On September 10, 2007 (Pakistan’s 9/10) President Musharraf carried out another demonstration of force, once again to intimidate the judiciary. He despatched the former Prime Minister of Pakistan – Mian Nawaz Sharif – back into exile in Saudi Arabia despite the Supreme Court having ordered the federal and provincial governments not to obstruct his return to the country. This order was passed upholding a fundamental right under Article 15 of the Constitution. General Musharraf has obviously not understood that one do a lot of things with bayonets except sitting on them. The demonstration of force on 12 May did not intimidate the judges. If anything, their resolve to do the right thing must have been strengthened. The Supreme Court ruled that the Constitution did not give the President an authority to remove the Chief Justice. Mr Iftikhar Mohammed Chaudhry was reinstated as the Chief Justice by the orders of the Supreme Court. Independence of the Judiciary was thus asserted and institutionalised by the high judiciary by its own action.
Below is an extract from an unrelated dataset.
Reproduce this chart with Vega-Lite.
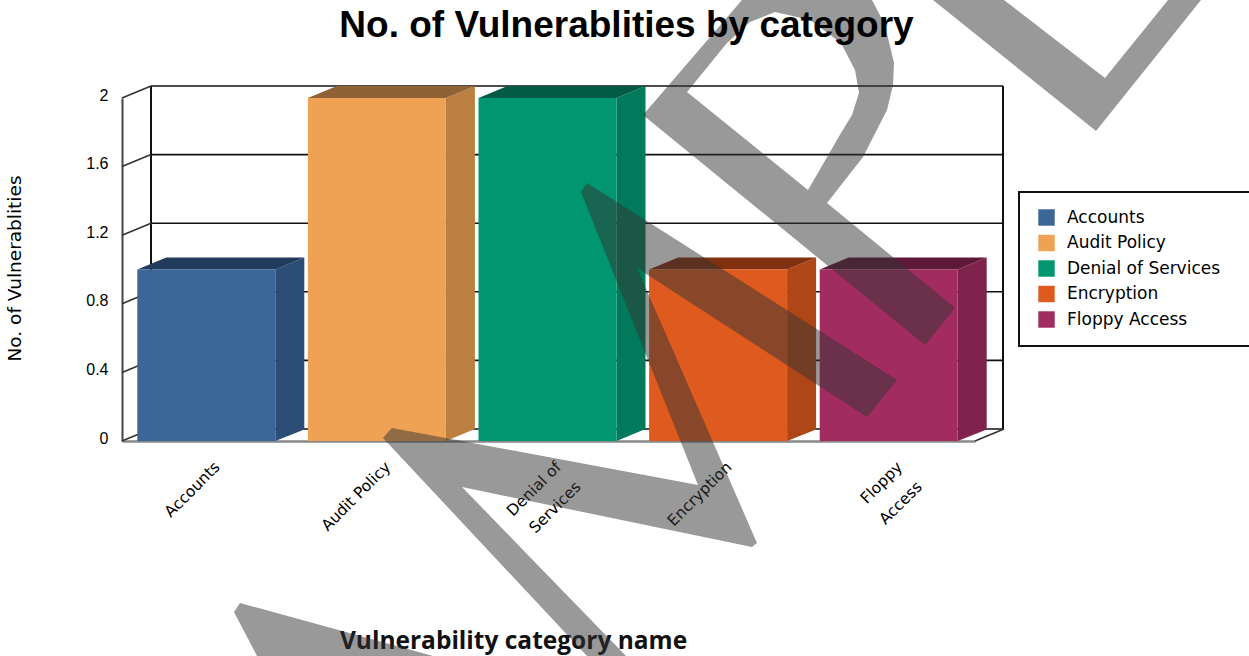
{"$schema":"https://vega.github.io/schema/vega-lite/v6.json","width":853,"height":343,"autosize":{"type":"none"},"padding":{"left":122,"top":98,"right":274,"bottom":215},"background":"white","config":{"view":{"stroke":null}},
"title":{"text":"No. of Vulnerablities by category","font":"Liberation Sans","fontSize":37,"fontWeight":"bold","color":"#000","anchor":"middle","frame":"group","dx":78,"offset":-45},
"datasets":{"cats":[{"category":"Accounts","value":1},{"category":"Audit Policy","value":2},{"category":"Denial of Services","value":2},{"category":"Encryption","value":1},{"category":"Floppy Access","value":1}],"ticks":[{"tick":0},{"tick":0.4},{"tick":0.8},{"tick":1.2},{"tick":1.6},{"tick":2}],"sides":[{"side":0},{"side":1}]},
"resolve":{"scale":{"x":"independent","color":"independent","fill":"independent","shape":"independent"},"axis":{"x":"independent","y":"independent"}},
"layer":[
{"data":{"name":"ticks"},"mark":{"type":"rule","stroke":"#111","strokeWidth":1.6,"yOffset":-12},"encoding":{"x":{"datum":0,"type":"quantitative","scale":{"domain":[0,1],"range":[29,881]},"axis":null},"x2":{"datum":1},"y":{"field":"tick","type":"quantitative","scale":{"domain":[0,2]},"axis":{"values":[0,0.4,0.8,1.2,1.6,2],"grid":false,"ticks":false,"domain":true,"domainColor":"#444","domainWidth":2,"labelFont":"Liberation Sans","labelFontSize":16,"labelColor":"#000","labelPadding":14,"labelOffset":-3,"labelExpr":"''+datum.value","title":"No. of Vulnerablities","titleFont":"DejaVu Sans","titleFontWeight":"normal","titleFontSize":18.5,"titleColor":"#000","titleX":-98,"titleY":170,"titleAngle":-90}}}},
{"data":{"name":"sides"},"mark":{"type":"rule","stroke":"#111","strokeWidth":2,"yOffset":-12,"y2Offset":-12},"encoding":{"x":{"field":"side","type":"quantitative","scale":{"domain":[0,1],"range":[29,881]},"axis":null},"y":{"datum":0,"type":"quantitative","axis":null},"y2":{"datum":2}}},
{"data":{"name":"ticks"},"mark":{"type":"point","shape":"M0 0L29 -12","filled":false,"stroke":"#333","strokeWidth":1.6,"size":4,"opacity":1},"encoding":{"x":{"datum":0,"type":"quantitative","scale":{"domain":[0,1],"range":[0,853]},"axis":null},"y":{"field":"tick","type":"quantitative","axis":null}}},
{"data":{"name":"sides"},"transform":[{"filter":"datum.side==1"}],"mark":{"type":"point","shape":"M0 0L29 -12","filled":false,"stroke":"#333","strokeWidth":1.6,"size":4,"opacity":1},"encoding":{"x":{"field":"side","type":"quantitative","scale":{"domain":[0,1],"range":[0,853]},"axis":null},"y":{"datum":0,"type":"quantitative","axis":null}}},
{"data":{"name":"cats"},"mark":{"type":"point","filled":true,"size":4,"opacity":1,"xOffset":-1},"encoding":{"x":{"field":"category","type":"nominal","sort":null,"axis":null},"y":{"field":"value","type":"quantitative","axis":null},"shape":{"field":"value","type":"nominal","scale":{"domain":[1,2],"range":["M69 0L98 -12V160L69 171.5Z","M69 0L98 -12V331L69 343Z"]},"legend":null},"fill":{"field":"category","type":"nominal","sort":null,"scale":{"domain":["Accounts","Audit Policy","Denial of Services","Encryption","Floppy Access"],"range":["#2c4d75","#bb7f40","#007a5a","#ae4617","#80234c"]},"legend":null}}},
{"data":{"name":"cats"},"mark":{"type":"point","filled":true,"size":4,"opacity":1,"shape":"M-69 0L-40 -12H98L69 0Z","xOffset":-1},"encoding":{"x":{"field":"category","type":"nominal","sort":null,"axis":null},"y":{"field":"value","type":"quantitative","axis":null},"fill":{"field":"category","type":"nominal","sort":null,"scale":{"domain":["Accounts","Audit Policy","Denial of Services","Encryption","Floppy Access"],"range":["#203b5c","#8f6134","#005a44","#823110","#5f1938"]},"legend":null}}},
{"data":{"name":"cats"},"mark":{"type":"bar","size":138,"xOffset":-1},"encoding":{"x":{"field":"category","type":"nominal","sort":null,"axis":{"title":"Vulnerability category name","titleFont":"Open Sans","titleFontWeight":"bold","titleFontSize":24.5,"titleColor":"#111","titleX":391,"titleY":188,"titleAnchor":"middle","labelAngle":-45,"labelAlign":"right","labelBaseline":"middle","labelFont":"DejaVu Sans","labelFontSize":15.5,"labelColor":"#000","labelPadding":23,"labelOffset":10,"labelLineHeight":28,"labelLimit":200,"ticks":false,"domain":true,"domainColor":"#888","domainWidth":2.5,"labelExpr":"datum.label=='Denial of Services'?['Denial of','Services']:datum.label=='Floppy Access'?['Floppy','Access']:datum.label"}},"y":{"field":"value","type":"quantitative","axis":null},"color":{"field":"category","type":"nominal","sort":null,"scale":{"domain":["Accounts","Audit Policy","Denial of Services","Encryption","Floppy Access"],"range":["#3b6698","#efa253","#009670","#df5a1f","#a22c60"]},"legend":{"title":null,"orient":"none","legendX":916,"legendY":111,"padding":0,"symbolType":"square","symbolSize":270,"symbolOpacity":1,"symbolStrokeWidth":0,"labelFont":"DejaVu Sans","labelFontSize":17,"labelColor":"#000","labelOffset":12,"rowPadding":7.5,"labelLimit":300}}}},
{"data":{"values":[{"frame":"legend box"}]},"mark":{"type":"point","filled":true,"fill":"white","stroke":"#111","strokeWidth":2,"size":4,"opacity":1,"xOffset":-122,"yOffset":-441,"fillOpacity":0,"shape":"M1019 192H1262V346H1019Z"},"encoding":{"x":{"datum":0,"type":"quantitative","scale":{"domain":[0,1],"range":[0,853]},"axis":null},"y":{"datum":0,"type":"quantitative","axis":null}}},
{"data":{"values":[{"overlay":"watermark"}]},"mark":{"type":"point","filled":true,"fill":"#333","strokeWidth":0,"size":4,"opacity":0.5,"xOffset":-122,"yOffset":-441,"shape":"M933 0L1096 131L1201 0H1168L1105 78L1004 0Z M643 115L742 0H872L885 25L894 63L893 85L887 110L863 157L827 203L955 308L925 345Z M687 92L808 190L841 133L852 115L859 93L855 70L841 43L810 20L775 12L750 22L727 43Z M581 192L587 183L897 380L867 417L637 268L757 543L752 547L462 487L626 656L587 656L383 438L392 428L698 485Z M240 603L433 656L257 656L234 612Z"},"encoding":{"x":{"datum":0,"type":"quantitative","scale":{"domain":[0,1],"range":[0,853]},"axis":null},"y":{"datum":0,"type":"quantitative","axis":null}}}
]}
While Mian Nawaz Sharif was being put on a plane to Jeddah on 10 September, the MQM filled the courtyard of the High Court in Karachi with workers and carried out a gherao of the building to intimidate the bench engaged in suo moto hearing of 12 May riots in Karachi. A lawyer assisting the court was murdered on the premises and several other lawyers were beaten up by MQM thugs. Like 12 May, 10 September was an orchestrated scheme of the Musharraf administration to intimidate the judiciary. It succeeded on the day. The hearing of 12 May Riots was postponed and the Supreme Court did not take suo moto notice of the defiance of the court order by the government, which was being flouted on TV screens of Pakistan. It was a clear case of ‘contempt of court’ but it was perhaps not the right time or occasion to take suo moto notice. In any case, a petition has been filed against the ‘forced exile’ and redress sought in ordering the government to facilitate the return of Mian Nawaz Sharif from Jeddah.
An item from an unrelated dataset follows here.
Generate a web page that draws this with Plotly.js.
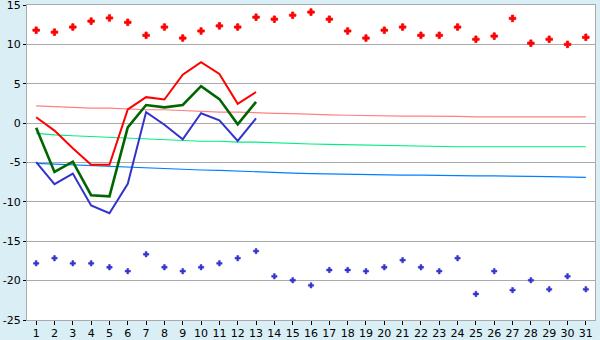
<!DOCTYPE html>
<html><head><meta charset="utf-8">
<script src="https://cdn.plot.ly/plotly-3.0.1.min.js"></script>
<style>html,body{margin:0;padding:0;background:#d9eef5;}#chart{width:600px;height:340px;}</style>
</head><body><div id="chart"></div>
<script>
const days = Array.from({length:31},(_,i)=>i+1);
const recordMax = [11.8,11.55,12.2,12.95,13.35,12.8,11.15,12.2,10.8,11.7,12.35,12.2,13.45,13.2,13.7,14.1,13.2,11.7,10.8,11.8,12.2,11.15,11.15,12.2,10.65,11.05,13.3,10.15,10.65,10.0,10.9];
const recordMin = [-17.8,-17.15,-17.8,-17.8,-18.3,-18.8,-16.65,-18.3,-18.8,-18.3,-17.8,-17.15,-16.25,-19.45,-19.95,-20.6,-18.65,-18.65,-18.8,-18.3,-17.4,-18.3,-18.8,-17.15,-21.7,-18.8,-21.2,-19.95,-21.1,-19.45,-21.1];
const obsDays = [1,2,3,4,5,6,7,8,9,10,11,12,13];
const obsMax = [0.75,-0.95,-3.2,-5.3,-5.3,1.75,3.3,3.0,6.15,7.75,6.25,2.45,3.95];
const obsAvg = [-0.6,-6.2,-4.9,-9.15,-9.3,-0.55,2.3,2.0,2.3,4.7,3.05,-0.15,2.7];
const obsMin = [-4.95,-7.75,-6.4,-10.45,-11.45,-7.7,1.4,-0.2,-2.05,1.25,0.35,-2.25,0.6];
const normMax = [2.2,2.1,2.0,1.9,1.9,1.8,1.7,1.7,1.6,1.5,1.4,1.4,1.3,1.25,1.2,1.1,1.05,1.0,0.95,0.9,0.9,0.9,0.9,0.85,0.8,0.8,0.8,0.8,0.8,0.8,0.8];
const normAvg = [-1.3,-1.5,-1.6,-1.7,-1.8,-1.9,-2.0,-2.1,-2.2,-2.3,-2.3,-2.4,-2.4,-2.5,-2.6,-2.65,-2.7,-2.75,-2.8,-2.85,-2.9,-2.9,-2.95,-3.0,-3.0,-3.0,-3.0,-3.0,-3.0,-3.0,-3.0];
const normMin = [-5.1,-5.2,-5.35,-5.45,-5.5,-5.6,-5.7,-5.8,-5.9,-5.95,-6.0,-6.1,-6.2,-6.3,-6.35,-6.4,-6.45,-6.5,-6.5,-6.55,-6.6,-6.6,-6.65,-6.7,-6.7,-6.7,-6.7,-6.75,-6.8,-6.85,-6.9];
const yTicks = [-25,-20,-15,-10,-5,0,5,10,15];

const traces = [
 {x:days,y:normMax,mode:'lines',line:{color:'#ff8080',width:1.2},hoverinfo:'skip'},
 {x:days,y:normAvg,mode:'lines',line:{color:'#00f080',width:1.2},hoverinfo:'skip'},
 {x:days,y:normMin,mode:'lines',line:{color:'#0080ff',width:1.2},hoverinfo:'skip'},
 {x:obsDays,y:obsMin,mode:'lines',line:{color:'#3333cc',width:2}},
 {x:obsDays,y:obsAvg,mode:'lines',line:{color:'#006600',width:2.6}},
 {x:obsDays,y:obsMax,mode:'lines',line:{color:'#ff0000',width:2}},
 {x:days,y:recordMax,mode:'markers',marker:{symbol:'cross',size:5.5,color:'#ff0000',line:{color:'#ff0000',width:0.8}}},
 {x:days,y:recordMin,mode:'markers',marker:{symbol:'cross',size:4.5,color:'#3333cc',line:{color:'#3333cc',width:0.5}}}
];
const layout = {
 width:600,height:340,showlegend:false,
 paper_bgcolor:'#d9eef5',plot_bgcolor:'#ffffff',
 margin:{l:27,r:5,t:5,b:20},
 font:{family:'DejaVu Sans, sans-serif',size:11,color:'#000'},
 xaxis:{range:[0.5,31.5],tickvals:days,ticktext:days.map(String),ticks:'outside',ticklen:4,tickcolor:'#000',
        showgrid:false,zeroline:false,showline:true,linecolor:'#aaaaaa',mirror:true,fixedrange:true,tickfont:{size:11},ticklabelstandoff:-1},
 yaxis:{range:[-25,15],tickvals:yTicks,ticktext:yTicks.map(String),ticks:'outside',ticklen:3,tickcolor:'#000',ticklabeloverflow:'allow',
        showgrid:true,gridcolor:'#aaaaaa',gridwidth:1,zeroline:false,showline:true,linecolor:'#aaaaaa',mirror:true,fixedrange:true,tickfont:{size:11}}
};
Plotly.newPlot('chart',traces,layout,{staticPlot:true});
</script></body></html>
It has become apparent that frequent visitation of military rule in Pakistan is not because the Generals are ambitious and avaricious, it is the acquiescent judiciary willing to ignore, even endorse, the excesses of the Executive Branch of Government, which makes that possible. When one judge – Justice Iftikhar Chaudhry – refused to be intimidated into resigning, the glare of accolade reformed the entire judicial establishment almost overnight. The political establishment has also been provided the same opportunity. The MNAs and MPAs are being asked to elect Musharraf as President in uniform. All of them – whatever their party - can also make public declaration that they will NOT vote for Mushharaf. The political scene would be transformed overnight - once again by public accolade rather than by threat of being nabbed by NAB. In the USA, an electoral college elects the President. But since all those who seek election to the Electoral College, declare beforehand which candidate they support, the Presidential election in the USA is effectively a ‘direct’ election. There is no reason why the members of the Electoral College for the Presidential election in Pakistan cannot make the election equally transparent by declaring their intent beforehand.
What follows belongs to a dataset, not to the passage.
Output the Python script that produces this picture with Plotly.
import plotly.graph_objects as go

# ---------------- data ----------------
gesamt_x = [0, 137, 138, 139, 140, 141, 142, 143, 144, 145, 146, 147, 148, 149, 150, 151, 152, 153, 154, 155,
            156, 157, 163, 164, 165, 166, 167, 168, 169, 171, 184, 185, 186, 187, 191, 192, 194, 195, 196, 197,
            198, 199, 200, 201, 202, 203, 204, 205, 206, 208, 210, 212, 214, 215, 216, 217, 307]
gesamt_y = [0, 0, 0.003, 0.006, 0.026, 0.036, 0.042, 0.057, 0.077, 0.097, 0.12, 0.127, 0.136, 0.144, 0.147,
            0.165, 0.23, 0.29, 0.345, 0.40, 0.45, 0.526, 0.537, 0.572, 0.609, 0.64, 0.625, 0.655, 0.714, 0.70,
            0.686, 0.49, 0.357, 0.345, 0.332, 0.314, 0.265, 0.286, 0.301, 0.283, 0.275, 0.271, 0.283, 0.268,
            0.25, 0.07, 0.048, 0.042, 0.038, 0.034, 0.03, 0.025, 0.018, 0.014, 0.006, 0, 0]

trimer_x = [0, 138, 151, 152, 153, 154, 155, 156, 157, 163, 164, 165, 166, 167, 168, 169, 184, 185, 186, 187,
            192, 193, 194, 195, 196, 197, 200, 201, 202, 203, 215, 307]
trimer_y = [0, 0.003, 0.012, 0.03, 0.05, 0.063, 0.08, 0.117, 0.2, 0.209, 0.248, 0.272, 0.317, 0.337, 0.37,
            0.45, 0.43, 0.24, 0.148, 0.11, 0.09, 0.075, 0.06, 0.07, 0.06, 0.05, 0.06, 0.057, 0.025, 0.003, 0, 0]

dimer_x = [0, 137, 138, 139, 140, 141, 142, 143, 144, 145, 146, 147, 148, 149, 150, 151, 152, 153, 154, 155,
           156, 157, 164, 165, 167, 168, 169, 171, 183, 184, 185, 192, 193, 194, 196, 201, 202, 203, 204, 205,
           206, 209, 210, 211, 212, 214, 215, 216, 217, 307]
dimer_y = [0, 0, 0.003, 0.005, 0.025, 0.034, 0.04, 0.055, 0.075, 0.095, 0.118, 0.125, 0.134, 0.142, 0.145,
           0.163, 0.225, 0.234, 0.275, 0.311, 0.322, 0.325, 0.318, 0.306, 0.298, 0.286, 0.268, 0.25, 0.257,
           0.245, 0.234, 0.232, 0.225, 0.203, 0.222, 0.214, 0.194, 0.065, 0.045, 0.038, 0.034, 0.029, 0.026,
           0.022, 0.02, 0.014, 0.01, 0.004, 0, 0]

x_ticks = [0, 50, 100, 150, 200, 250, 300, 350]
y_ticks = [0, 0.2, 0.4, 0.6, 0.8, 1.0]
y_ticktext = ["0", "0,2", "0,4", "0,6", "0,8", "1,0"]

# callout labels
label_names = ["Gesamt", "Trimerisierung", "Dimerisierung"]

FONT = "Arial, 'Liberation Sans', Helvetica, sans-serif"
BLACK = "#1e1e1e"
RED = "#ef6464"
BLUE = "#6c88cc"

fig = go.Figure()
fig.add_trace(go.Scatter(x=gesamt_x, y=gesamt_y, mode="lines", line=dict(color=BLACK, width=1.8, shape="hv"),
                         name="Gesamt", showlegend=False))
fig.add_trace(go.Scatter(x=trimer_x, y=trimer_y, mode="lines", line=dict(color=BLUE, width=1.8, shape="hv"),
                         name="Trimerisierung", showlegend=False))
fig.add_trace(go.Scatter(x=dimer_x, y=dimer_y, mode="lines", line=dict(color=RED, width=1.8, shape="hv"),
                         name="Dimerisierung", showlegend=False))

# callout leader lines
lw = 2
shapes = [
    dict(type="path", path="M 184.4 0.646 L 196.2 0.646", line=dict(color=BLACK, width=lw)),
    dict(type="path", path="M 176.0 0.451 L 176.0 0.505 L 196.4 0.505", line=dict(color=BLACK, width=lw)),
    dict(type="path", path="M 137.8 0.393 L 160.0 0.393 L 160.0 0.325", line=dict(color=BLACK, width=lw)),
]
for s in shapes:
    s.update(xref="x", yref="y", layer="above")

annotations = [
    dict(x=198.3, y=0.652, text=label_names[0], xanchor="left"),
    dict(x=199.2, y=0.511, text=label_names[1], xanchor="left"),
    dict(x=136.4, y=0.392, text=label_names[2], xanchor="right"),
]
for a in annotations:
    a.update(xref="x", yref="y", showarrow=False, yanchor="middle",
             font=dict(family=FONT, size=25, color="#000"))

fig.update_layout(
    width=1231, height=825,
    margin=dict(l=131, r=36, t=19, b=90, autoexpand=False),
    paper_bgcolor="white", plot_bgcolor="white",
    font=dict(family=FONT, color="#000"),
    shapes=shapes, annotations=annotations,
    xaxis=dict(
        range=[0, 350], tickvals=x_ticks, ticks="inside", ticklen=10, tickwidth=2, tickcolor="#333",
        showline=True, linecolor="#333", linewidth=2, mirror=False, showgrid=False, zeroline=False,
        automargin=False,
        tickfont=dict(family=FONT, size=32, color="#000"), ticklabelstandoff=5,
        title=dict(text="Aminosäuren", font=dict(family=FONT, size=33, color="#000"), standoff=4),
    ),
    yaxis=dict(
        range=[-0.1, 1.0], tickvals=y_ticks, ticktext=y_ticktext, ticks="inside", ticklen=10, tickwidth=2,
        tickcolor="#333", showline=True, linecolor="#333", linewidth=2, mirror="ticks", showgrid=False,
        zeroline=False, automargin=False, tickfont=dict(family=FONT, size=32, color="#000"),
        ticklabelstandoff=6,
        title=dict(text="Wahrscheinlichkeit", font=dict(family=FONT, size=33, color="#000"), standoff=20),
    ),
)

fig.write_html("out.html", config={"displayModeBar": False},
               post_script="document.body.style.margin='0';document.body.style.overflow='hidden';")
Judicial activism has since led to the release of a long incarcerated PML (N) Leader – Javed Hashmi – and dozens of ‘disappeared’ who had been held incommunicado without charge or trial for years. The most important decision of the Supreme Court, thus far, has been to rule that Mian Nawaz Sharif could return from exile abroad and that his return not be impeded. There were signs that Musharraf would defy the Supreme Court. The first salvo was fired by the Minister of Parliamentary Affairs – Dr. Sher Afgan – who said on TV that the judgement would be defied. He was indicted for ‘contempt of court’ but before the case against him could be heard, the ‘contempt’ precipitated. The high judiciary in Pakistan is faced with intimidation as well defiance initiated by the same person – General Musharraf. If that person is dealt with first, the structure of intimidation and defiance will melt away. At this time, the Supreme Court has several important petitions before it. The most important are those filed by Qazi Hussain Ahmed and Imran Khan. They have pleaded that the holding of the office of COAS by General Musharraf is illegal after his tenure of three years ended in October 2001, secondly after he attained the age of superannuation on August 10, 2003, and thirdly after incurring disqualification under Article 63 (1) (d) of the Constitution on December 31, 2004. The redress is that General Musharraf should be retired forthwith.

The case of eligibility of General Musharraf to contest election for President is also going to come before the Supreme Court unless he is held to be disqualified by the Election Commission first. The misconduct of General Musharraf has provided an opportunity to every institution of the state to reform itself rather than await a political messiah who will never come. He also provides an opportunity to past and present collaborators of foreign powers to hang themselves as Benazir is doing. I am more optimistic than ever before in the 73 years of my life. I can see that the country is being ruled by three armed mafias. The MQM in the South, the Takfiri (those who consider the non-devout as worse than Kafir) mis-named as Taliban in the North, and the military. (The military operates like a mafia when it defies the state and obeys even unlawful orders of its commanders). General Musharraf depends on the Military and the MQM for his political survival. Only when he goes, the military can be brought back under the state’s law and control and the other two mafias can be tamed. It would have been better if the rebellion by the Electoral College had materialised before the judgement of the Supreme Court on petitions by Qazi Hussain Ahmed and Imran Khan. But I am sure the Supreme Court can deal with a littler extra burden and a little more pressure.